We had journeyed over the plain to Khân Keui and climbed on to a low spur of the hills. Having crossed it, we rode down a long valley with high hills on either hand. It chanced that Fattûḥ and I and a zaptieh were on ahead, and as we went we fell into talk. Now Fattûḥ is a Catholic Armenian, and in the old days we have experienced many a difficulty over his teskereh, owing to the ominous word Armenian which is inscribed upon it. At the end of the last journey he had vowed that he would change his faith, which does not sit very heavy upon him—Fattûḥ being a philosopher touching the finer distinctions of creed—and I now asked him whether he had carried out this determination.
“Effendim,” he replied, “two years ago, when I returned to Aleppo, I told the bishop that I would become Brotestant or Latîn (Protestant or Roman Catholic). And he argued with me and said he would send a priest to pray with me. But I said No, for I and my family are Brotestant.”
“And are you a Protestant?” said I.
“God knows,” replied Fattûḥ. “On my teskereh I am still written down a Catholic Armenian, but that I cannot be, for I refused to let the priest come into my house to pray.
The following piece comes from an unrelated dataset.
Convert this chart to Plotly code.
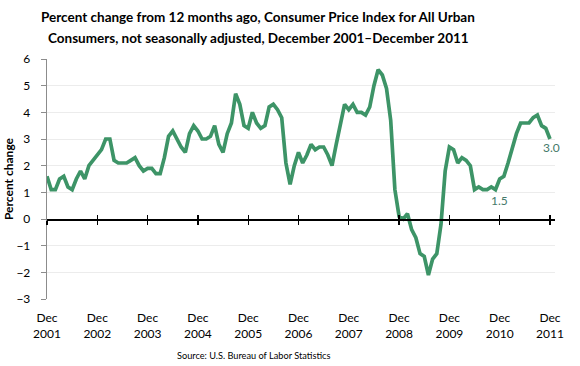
import plotly.graph_objects as go

# Monthly 12-month percent change, CPI-U, Dec 2001 - Dec 2011
years = [2001, 2002, 2003, 2004, 2005, 2006, 2007, 2008, 2009, 2010, 2011]
tick_labels = [f"Dec<br>{y}" for y in years]

values = [
    1.6,
    1.1, 1.1, 1.5, 1.6, 1.2, 1.1, 1.5, 1.8, 1.5, 2.0, 2.2, 2.4,   # 2002
    2.6, 3.0, 3.0, 2.2, 2.1, 2.1, 2.1, 2.2, 2.3, 2.0, 1.8, 1.9,   # 2003
    1.9, 1.7, 1.7, 2.3, 3.1, 3.3, 3.0, 2.7, 2.5, 3.2, 3.5, 3.3,   # 2004
    3.0, 3.0, 3.1, 3.5, 2.8, 2.5, 3.2, 3.6, 4.7, 4.3, 3.5, 3.4,   # 2005
    4.0, 3.6, 3.4, 3.5, 4.2, 4.3, 4.1, 3.8, 2.1, 1.3, 2.0, 2.5,   # 2006
    2.1, 2.4, 2.8, 2.6, 2.7, 2.7, 2.4, 2.0, 2.8, 3.5, 4.3, 4.1,   # 2007
    4.3, 4.0, 4.0, 3.9, 4.2, 5.0, 5.6, 5.4, 4.9, 3.7, 1.1, 0.1,   # 2008
    0.0, 0.2, -0.4, -0.7, -1.3, -1.4, -2.1, -1.5, -1.3, -0.2, 1.8, 2.7,  # 2009
    2.6, 2.1, 2.3, 2.2, 2.0, 1.1, 1.2, 1.1, 1.1, 1.2, 1.1, 1.5,   # 2010
    1.6, 2.1, 2.7, 3.2, 3.6, 3.6, 3.6, 3.8, 3.9, 3.5, 3.4, 3.0,   # 2011
]
months = list(range(len(values)))  # months since Dec 2001
tick_vals = [12 * i for i in range(len(years))]

y_ticks = list(range(-3, 7))

title_lines = [
    "Percent change from 12 months ago, Consumer Price Index for All Urban",
    "Consumers, not seasonally adjusted, December 2001\u2013December 2011",
]
source_text = "Source: U.S. Bureau of Labor Statistics"

line_color = "#3d9467"
label_color = "#45796a"
font = "Lato"

fig = go.Figure()
fig.add_trace(go.Scatter(
    x=months, y=values, mode="lines",
    line=dict(color=line_color, width=3.7),
    hoverinfo="skip", showlegend=False,
))
# dummy traces to activate the overlay axes
fig.add_trace(go.Scatter(x=[months[0]], y=[0], xaxis="x2", mode="none", showlegend=False, hoverinfo="skip"))
fig.add_trace(go.Scatter(x=[months[0]], y=[0], xaxis="x3", mode="none", showlegend=False, hoverinfo="skip"))

yr = [-3, 6]
ydom = [0, 1]
zero_pos = ydom[0] + (0 - yr[0]) / (yr[1] - yr[0]) * (ydom[1] - ydom[0])
xr = [0, 121.2]

L, R, T, B = 47, 25, 59, 67
W, H = 580, 366
pw, ph = W - L - R, H - T - B


def px_x(x):
    return (x - L) / pw


def px_y(y):
    return (H - B - y) / ph


annotations = [
    dict(x=months[108], y=values[108], text="1.5", showarrow=False,
         xref="x", yref="y", yshift=-21, xshift=0,
         font=dict(size=12, color=label_color, family=font)),
    dict(x=months[120], y=values[120], text="3.0", showarrow=False,
         xref="x", yref="y", yshift=-8, xshift=2,
         font=dict(size=12, color=label_color, family=font)),
    dict(x=px_x(253), y=px_y(355), xref="paper", yref="paper",
         text=source_text, showarrow=False,
         xanchor="center", yanchor="middle",
         font=dict(size=9.2, color="#000000", family=font)),
]
for text, yc in zip(title_lines, [17, 38]):
    annotations.append(dict(
        x=px_x(258), y=px_y(yc), xref="paper", yref="paper", text=f"<b>{text}</b>",
        showarrow=False, xanchor="center", yanchor="middle",
        font=dict(size=13.5, color="#000000", family=font),
    ))

fig.update_layout(
    width=W, height=H,
    margin=dict(l=L, r=R, t=T, b=B, autoexpand=False),
    paper_bgcolor="white", plot_bgcolor="white",
    font=dict(family=font, color="#000000"),
    xaxis=dict(
        range=xr, tickmode="array", tickvals=tick_vals, ticktext=tick_labels,
        showgrid=False, zeroline=False, showline=False, ticks="",
        tickfont=dict(size=12, color="#000000"), ticklabelstandoff=10,
        automargin=False,
    ),
    xaxis2=dict(
        overlaying="x", anchor="free", position=zero_pos, side="bottom",
        range=xr, tickmode="array", tickvals=tick_vals,
        showticklabels=False, showgrid=False, zeroline=False,
        showline=True, linecolor="#000000", linewidth=1.5,
        ticks="outside", ticklen=4.5, tickwidth=1.3, tickcolor="#000000",
        automargin=False,
    ),
    xaxis3=dict(
        overlaying="x", anchor="free", position=zero_pos, side="bottom",
        range=xr, tickmode="array", tickvals=tick_vals,
        showticklabels=False, showgrid=False, zeroline=False, showline=False,
        ticks="inside", ticklen=4.5, tickwidth=1.3, tickcolor="#000000",
        automargin=False,
    ),
    yaxis=dict(
        range=yr, tickmode="array", tickvals=y_ticks,
        showgrid=True, gridcolor="#ececec", gridwidth=1,
        zeroline=False,
        showline=True, linecolor="#8c8c8c", linewidth=1.3,
        ticks="outside", ticklen=5, tickcolor="#8c8c8c",
        tickfont=dict(size=12, color="#000000"), ticklabelstandoff=8,
        title=dict(text="Percent change", font=dict(size=12, color="#000000", weight="bold"), standoff=0),
        automargin=False,
    ),
    annotations=annotations,
)
fig.write_html(
    "out.html",
    config={"displayModeBar": False, "staticPlot": True},
    post_script="document.body.style.margin='0';document.body.style.overflow='hidden';",
)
Therefore I belong to no religion but the religion of God.”
“We all belong to that religion,” said I.
“True, wallah,” said the zaptieh.
Presently there came up the road towards us a train of loaded camels.
“These are men of Ḳaisarîyeh,” said Fattûḥ. “I know them by their dress.” And as the first string of camels drew near, he shouted to the man sitting half-asleep upon the leading animal: “Are you from the port, the port of Beilân?”
“Evvet, evvet,” he answered drowsily, and his body rocked with the long rocking of the camel’s stride as they plodded past.
“Nasl Kirk Khân?” cried Fattûḥ. “How does Kirk Khân?”
Kirk Khân is a Christian village at the foot of the Beilân Pass, between Aleppo and Alexandretta.
The next cameleer had come up with his string and he answered the question.
“The giaour are all killed,” he answered, taking Fattûḥ for a Moslem.
“And how are the houses, the houses of the giaour?” Fattûḥ called out. The leader of the next string answered—
“They are all burnt.”
“Praise God,” said Fattûḥ, and the zaptieh laughed.
When the camel-train had passed I said:
“Why did you call the people of Kirk Khân infidels?”
“Because the camel-driver called them so,” Fattûḥ replied.
“And why did you praise God?”
“Effendim, they praised God when they saw Kirk Khân in ashes, and they rejoiced to tell the tale—what else should I say?” He rode on silently for a few minutes, and then he added: “All the men of Kirk Khân were my friends. Every time I drove my carriage from Aleppo to Alexandretta, I stopped to eat with them, and they, when they were in Aleppo, came to my house. Now they are dead—God have mercy on them.”
His sorrowful acceptance of an outrage which the Western mind, accustomed to regard the protecting of human life as the first obligation of society, refused to contemplate, revealed to me the magnitude of the gulf which I had been attempting to bridge, and as I followed the channel of Fattûḥ’s thought, I saw Fate, in the likeness of a camel-train, moving, slow and heavy-footed, towards the inevitable goal.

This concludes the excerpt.